BEGIN
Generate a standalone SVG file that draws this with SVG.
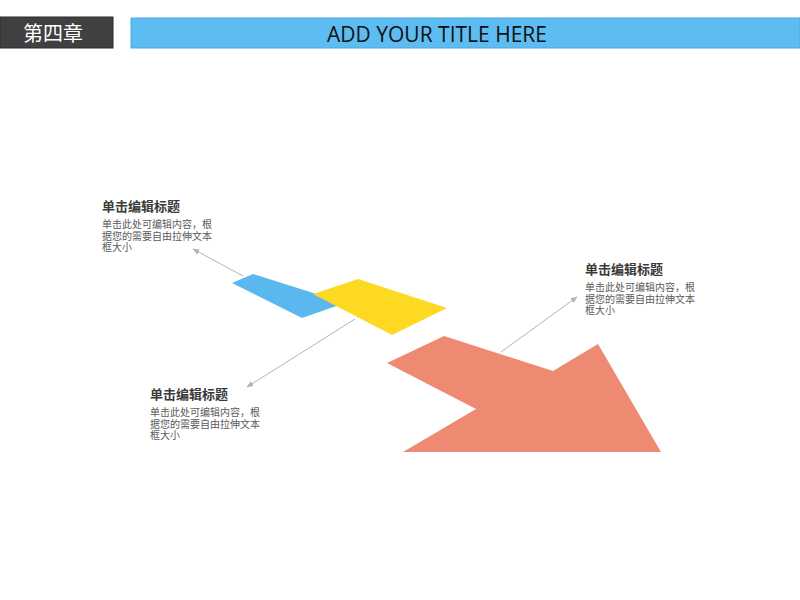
END
BEGIN
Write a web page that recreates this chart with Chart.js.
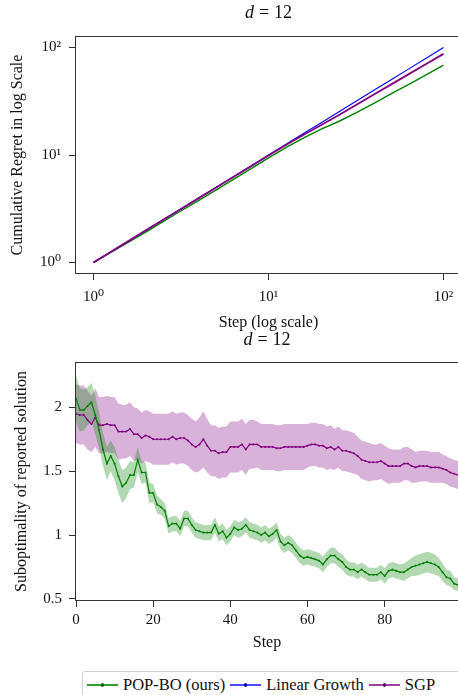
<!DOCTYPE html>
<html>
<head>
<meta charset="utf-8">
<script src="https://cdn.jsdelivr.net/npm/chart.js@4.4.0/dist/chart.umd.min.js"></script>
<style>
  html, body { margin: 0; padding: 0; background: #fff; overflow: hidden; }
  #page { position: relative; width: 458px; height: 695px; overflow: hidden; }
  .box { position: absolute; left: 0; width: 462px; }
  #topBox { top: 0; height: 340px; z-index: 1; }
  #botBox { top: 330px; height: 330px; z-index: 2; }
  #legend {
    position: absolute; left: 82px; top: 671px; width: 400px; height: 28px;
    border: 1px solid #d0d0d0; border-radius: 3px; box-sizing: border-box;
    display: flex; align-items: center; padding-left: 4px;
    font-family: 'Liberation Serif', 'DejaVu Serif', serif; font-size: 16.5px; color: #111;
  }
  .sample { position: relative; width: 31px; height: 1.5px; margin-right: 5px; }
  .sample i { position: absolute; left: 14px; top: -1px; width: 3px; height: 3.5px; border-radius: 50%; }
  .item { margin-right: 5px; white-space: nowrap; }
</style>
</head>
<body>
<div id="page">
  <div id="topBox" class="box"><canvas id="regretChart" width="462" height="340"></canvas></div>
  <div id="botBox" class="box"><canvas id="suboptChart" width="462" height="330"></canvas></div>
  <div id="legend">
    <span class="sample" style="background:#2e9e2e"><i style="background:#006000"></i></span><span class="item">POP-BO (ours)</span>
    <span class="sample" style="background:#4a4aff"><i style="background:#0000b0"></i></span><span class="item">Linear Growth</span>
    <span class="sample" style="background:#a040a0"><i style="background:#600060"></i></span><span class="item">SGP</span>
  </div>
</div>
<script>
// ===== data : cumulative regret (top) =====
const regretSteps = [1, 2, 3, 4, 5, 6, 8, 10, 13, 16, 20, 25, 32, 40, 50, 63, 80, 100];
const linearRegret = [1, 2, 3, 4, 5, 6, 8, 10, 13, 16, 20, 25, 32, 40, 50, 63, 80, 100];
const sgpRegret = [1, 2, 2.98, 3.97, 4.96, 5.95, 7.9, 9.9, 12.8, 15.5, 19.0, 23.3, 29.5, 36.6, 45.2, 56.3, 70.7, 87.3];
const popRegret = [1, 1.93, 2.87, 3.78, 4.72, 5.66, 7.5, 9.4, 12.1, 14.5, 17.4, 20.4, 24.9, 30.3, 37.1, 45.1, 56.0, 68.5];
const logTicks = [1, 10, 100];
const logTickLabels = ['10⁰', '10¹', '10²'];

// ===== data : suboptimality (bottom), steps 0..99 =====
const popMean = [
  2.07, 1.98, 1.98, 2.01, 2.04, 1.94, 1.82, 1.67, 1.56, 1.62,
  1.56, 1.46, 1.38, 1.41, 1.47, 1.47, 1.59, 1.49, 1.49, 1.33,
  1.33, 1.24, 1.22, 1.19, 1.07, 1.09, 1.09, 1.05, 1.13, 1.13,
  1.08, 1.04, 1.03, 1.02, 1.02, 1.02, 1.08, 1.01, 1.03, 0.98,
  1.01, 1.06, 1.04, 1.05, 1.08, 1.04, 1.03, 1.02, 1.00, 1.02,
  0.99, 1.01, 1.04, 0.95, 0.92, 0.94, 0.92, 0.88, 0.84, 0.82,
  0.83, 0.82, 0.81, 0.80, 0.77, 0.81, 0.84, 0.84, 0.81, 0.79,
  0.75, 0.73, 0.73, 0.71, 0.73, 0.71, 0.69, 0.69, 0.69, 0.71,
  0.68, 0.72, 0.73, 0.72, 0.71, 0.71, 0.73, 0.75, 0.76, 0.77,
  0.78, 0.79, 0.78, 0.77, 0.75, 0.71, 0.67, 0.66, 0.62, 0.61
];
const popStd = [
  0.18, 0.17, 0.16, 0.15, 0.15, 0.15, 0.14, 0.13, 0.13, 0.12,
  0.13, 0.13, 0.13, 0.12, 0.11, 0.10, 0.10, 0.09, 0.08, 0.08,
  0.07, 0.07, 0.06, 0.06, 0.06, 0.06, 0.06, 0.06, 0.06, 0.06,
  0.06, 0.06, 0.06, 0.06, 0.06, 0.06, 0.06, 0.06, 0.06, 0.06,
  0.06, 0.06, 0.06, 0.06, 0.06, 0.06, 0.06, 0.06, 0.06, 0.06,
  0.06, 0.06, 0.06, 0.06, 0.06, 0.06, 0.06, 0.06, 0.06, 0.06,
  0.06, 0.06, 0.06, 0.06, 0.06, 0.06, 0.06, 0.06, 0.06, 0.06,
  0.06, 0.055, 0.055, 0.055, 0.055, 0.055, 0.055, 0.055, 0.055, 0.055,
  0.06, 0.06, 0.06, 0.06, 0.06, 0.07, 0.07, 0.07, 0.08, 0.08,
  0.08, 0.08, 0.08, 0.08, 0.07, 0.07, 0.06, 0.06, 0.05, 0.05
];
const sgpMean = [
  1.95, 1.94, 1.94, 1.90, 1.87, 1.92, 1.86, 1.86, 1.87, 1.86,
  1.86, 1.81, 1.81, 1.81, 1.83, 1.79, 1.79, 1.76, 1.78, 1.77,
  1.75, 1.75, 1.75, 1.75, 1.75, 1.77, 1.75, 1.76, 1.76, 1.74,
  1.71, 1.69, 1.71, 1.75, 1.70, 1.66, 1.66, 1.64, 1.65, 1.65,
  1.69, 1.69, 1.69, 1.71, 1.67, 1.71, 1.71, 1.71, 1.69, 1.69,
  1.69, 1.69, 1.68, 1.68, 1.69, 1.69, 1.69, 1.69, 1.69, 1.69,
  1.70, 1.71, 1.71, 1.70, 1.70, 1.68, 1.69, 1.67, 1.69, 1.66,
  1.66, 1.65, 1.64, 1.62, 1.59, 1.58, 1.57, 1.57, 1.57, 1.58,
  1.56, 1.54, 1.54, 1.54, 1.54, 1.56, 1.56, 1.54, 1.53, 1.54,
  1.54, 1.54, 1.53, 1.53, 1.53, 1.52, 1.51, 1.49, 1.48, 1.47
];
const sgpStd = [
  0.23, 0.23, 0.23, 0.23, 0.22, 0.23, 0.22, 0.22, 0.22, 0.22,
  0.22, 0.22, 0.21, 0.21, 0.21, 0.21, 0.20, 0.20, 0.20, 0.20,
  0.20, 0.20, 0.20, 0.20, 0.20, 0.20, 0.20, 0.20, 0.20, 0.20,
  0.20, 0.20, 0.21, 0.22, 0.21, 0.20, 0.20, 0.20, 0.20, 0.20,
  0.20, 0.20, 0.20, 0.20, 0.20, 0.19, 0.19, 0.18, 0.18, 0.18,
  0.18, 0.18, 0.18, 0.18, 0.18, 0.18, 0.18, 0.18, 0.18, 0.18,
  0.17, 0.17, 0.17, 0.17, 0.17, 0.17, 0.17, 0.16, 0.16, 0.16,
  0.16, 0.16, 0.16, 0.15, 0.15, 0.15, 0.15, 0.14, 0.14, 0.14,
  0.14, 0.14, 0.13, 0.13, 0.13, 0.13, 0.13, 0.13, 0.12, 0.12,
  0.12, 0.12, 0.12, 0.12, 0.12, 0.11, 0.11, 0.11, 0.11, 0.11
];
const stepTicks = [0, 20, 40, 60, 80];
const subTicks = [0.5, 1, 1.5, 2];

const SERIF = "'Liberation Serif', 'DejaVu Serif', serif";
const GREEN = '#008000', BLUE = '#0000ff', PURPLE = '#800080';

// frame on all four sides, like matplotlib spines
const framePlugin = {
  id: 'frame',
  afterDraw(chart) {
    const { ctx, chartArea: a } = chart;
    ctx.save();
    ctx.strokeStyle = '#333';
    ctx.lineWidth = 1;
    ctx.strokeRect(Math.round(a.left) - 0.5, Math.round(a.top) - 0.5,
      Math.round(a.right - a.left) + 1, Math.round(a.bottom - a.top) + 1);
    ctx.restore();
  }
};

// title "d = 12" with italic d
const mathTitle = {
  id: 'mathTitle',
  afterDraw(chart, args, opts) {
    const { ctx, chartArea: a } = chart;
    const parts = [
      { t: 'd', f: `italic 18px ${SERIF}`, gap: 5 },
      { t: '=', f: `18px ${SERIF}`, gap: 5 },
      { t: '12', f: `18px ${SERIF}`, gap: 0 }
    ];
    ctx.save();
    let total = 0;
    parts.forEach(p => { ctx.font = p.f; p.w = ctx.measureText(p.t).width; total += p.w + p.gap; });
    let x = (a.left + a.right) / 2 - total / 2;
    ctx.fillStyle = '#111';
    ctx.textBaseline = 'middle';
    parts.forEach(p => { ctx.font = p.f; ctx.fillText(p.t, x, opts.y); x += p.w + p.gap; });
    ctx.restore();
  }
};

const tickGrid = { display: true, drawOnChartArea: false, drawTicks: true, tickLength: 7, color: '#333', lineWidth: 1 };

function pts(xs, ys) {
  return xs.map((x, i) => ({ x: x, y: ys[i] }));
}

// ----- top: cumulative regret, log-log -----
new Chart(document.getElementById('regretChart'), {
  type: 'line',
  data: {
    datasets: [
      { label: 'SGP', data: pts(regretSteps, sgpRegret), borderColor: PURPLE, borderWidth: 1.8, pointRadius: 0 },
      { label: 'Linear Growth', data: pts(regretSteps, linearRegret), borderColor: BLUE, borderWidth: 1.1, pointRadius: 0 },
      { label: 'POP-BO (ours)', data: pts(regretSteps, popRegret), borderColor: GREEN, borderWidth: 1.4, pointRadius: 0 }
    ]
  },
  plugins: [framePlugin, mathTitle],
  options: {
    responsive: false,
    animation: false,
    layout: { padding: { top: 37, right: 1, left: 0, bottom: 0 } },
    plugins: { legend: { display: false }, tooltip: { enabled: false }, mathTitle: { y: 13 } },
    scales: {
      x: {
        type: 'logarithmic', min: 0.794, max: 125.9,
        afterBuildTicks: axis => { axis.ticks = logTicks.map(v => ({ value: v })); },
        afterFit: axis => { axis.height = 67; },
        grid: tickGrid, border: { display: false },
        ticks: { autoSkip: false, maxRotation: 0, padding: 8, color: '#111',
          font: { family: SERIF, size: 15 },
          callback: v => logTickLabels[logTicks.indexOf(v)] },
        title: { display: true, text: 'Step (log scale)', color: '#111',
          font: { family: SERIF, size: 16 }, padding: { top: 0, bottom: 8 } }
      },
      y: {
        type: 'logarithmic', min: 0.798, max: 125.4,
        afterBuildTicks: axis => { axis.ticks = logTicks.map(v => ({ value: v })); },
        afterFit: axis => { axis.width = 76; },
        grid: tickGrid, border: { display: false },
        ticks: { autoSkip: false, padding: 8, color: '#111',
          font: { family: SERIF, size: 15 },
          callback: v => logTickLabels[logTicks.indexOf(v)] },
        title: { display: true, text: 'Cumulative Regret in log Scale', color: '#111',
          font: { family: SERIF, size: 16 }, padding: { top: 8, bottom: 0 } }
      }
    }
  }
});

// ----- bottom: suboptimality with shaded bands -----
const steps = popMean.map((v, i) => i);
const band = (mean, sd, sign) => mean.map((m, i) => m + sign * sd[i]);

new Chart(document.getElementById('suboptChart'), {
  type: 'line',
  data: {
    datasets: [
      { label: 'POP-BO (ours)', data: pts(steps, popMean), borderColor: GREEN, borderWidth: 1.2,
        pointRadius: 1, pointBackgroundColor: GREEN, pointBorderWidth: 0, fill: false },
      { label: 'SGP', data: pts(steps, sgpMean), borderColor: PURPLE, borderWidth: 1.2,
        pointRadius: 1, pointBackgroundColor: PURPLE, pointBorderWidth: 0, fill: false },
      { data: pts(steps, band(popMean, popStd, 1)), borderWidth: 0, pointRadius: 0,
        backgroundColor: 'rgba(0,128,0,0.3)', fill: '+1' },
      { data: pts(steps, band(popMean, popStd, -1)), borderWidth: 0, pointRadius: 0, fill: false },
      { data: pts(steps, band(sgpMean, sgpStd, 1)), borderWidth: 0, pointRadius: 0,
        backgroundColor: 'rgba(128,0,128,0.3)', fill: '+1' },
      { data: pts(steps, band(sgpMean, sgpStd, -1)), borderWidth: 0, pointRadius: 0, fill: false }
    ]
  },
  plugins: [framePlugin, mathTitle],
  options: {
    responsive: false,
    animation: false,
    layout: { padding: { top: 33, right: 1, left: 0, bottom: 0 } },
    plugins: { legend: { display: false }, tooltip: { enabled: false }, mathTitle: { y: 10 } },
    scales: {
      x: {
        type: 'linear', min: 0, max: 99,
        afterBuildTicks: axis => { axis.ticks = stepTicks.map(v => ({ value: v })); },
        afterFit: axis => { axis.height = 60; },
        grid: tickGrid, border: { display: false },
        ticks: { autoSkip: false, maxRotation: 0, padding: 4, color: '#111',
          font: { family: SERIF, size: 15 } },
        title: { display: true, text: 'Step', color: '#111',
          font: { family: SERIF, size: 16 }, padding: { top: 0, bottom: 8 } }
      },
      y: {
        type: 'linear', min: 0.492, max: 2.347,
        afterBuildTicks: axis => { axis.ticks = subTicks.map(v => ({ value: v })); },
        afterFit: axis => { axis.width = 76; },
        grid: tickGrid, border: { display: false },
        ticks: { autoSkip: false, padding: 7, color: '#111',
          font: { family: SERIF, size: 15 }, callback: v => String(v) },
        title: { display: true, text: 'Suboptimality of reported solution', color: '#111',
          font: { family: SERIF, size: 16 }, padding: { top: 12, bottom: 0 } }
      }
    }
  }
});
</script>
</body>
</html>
END
## WORK REQUIRED
Check each line above for "this" and return the ones that have it.

## THE SOLUTION
Generate a standalone SVG file that draws this with SVG.
Write a web page that recreates this chart with Chart.js.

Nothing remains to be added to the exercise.